22 anni sulla scia, in tono minore solo perché in Svizzera non c'è Los Angeles, gli Young Gods oltre ad essere orgoglio della nazione spingono una mistura metallica di rock-wave ed elettronica che definire 'pionieristica' è poco.
Non è un caso se Chemical Brothers, Nine Inch Nails, Mike Patton, KMFDM e non ultimi gli Unkle, tributano riconoscenza e sommo rispetto a questa band. In "Tv Sky" (andatelo a ripescare, è uno di quei dischi da 5 stelle ingiustamente finito nel dimenticatoio) erano stati i primi a ribaltare la formula tradizionale dell'industrial: non chitarre elettriche sul drumming campionato ma chitarre campionate sulla batteria 'dal vivo'. Poi si perdono, poche cose interessanti ed il clamoroso sorpasso a destra da gente che riesce a vendersi meglio il nome e la nazionalità; quindi i nostri spariscono dai radar. Buio sullo schermo.

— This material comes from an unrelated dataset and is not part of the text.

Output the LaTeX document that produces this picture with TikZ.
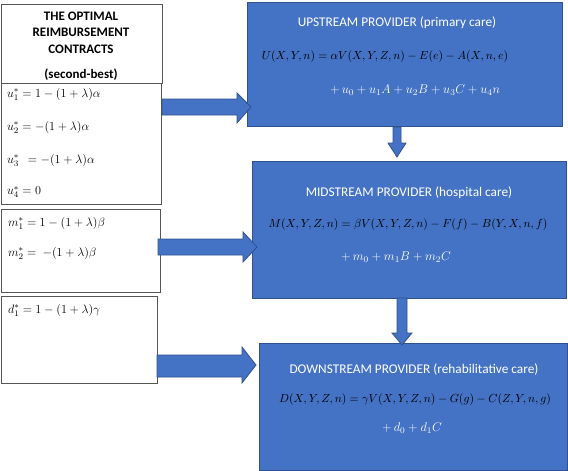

Detto questo, "Super Ready/Fragmenté" è il loro tredicesimo album -e quando una band è cazzuta, lo vedi anche dai titoli dei dischi con cui si rifà viva- e spiega in dodici battute perché gli Young Gods sono ancora i migliori in quello che fanno. Il led rosso torna a lampeggiare sullo schermo visore: bentornati. Le prime due tracce sparano pura adrenalina, ti resta solo da pomparle al massimo nelle casse dello stereo e farti il viaggio. "I'm the Drug" e "Freeze" sono pulsazioni elettroniche leccate di new-wave, amplificate con il gusto dell'hard rock e missate con irresistibile effetto palleggio tra i canali left e right: si vola. "El Magnifico" una bomba tribal-industrial che attacca i neuroni. Per "About Time" e "Super Ready" gente come i Killing Joke impazzirebbe d'invidia; "Secret" ricorda a Trent Reznor come si armeggia il suono senza cercare puntualmente il ritornello ad effetto. E nel preciso istante in cui pensi di averne abbastanza di beats quadrati, distorsioni che si infrangono in multicampionamenti e chitarre-synth rimbalzate ai limiti del noise, questi figli di puttana virano verso un originalissimo soundscaping misto al sapore della psichedelia tardo 60 in chiave "electro". "Stay with Us" sfoggia sitar e vocoder. Franz Treichler riesce a rendere credibile la sua versione europea a metà tra Jim Morrison e Simon Le Bon, canta anche in francese e stupisce per la sua magistrale abilità nel sospingere il ritmo solo con le parole. Favoloso. Sei li che galleggi nell'iperspazio tra te ed il tuo stereo e di colpo esplode la migliore del lotto: "Everythere". Solo dei navigati artigiani come gli Young Gods potevano piazzare il brano più deflagrante proprio nel punto di chiusura del disco, cioè quando credi che atterrerai senza scossoni.
Il messaggio è chiaro: non atterreremo mai. Fortuna che mi son portato i panini da casa.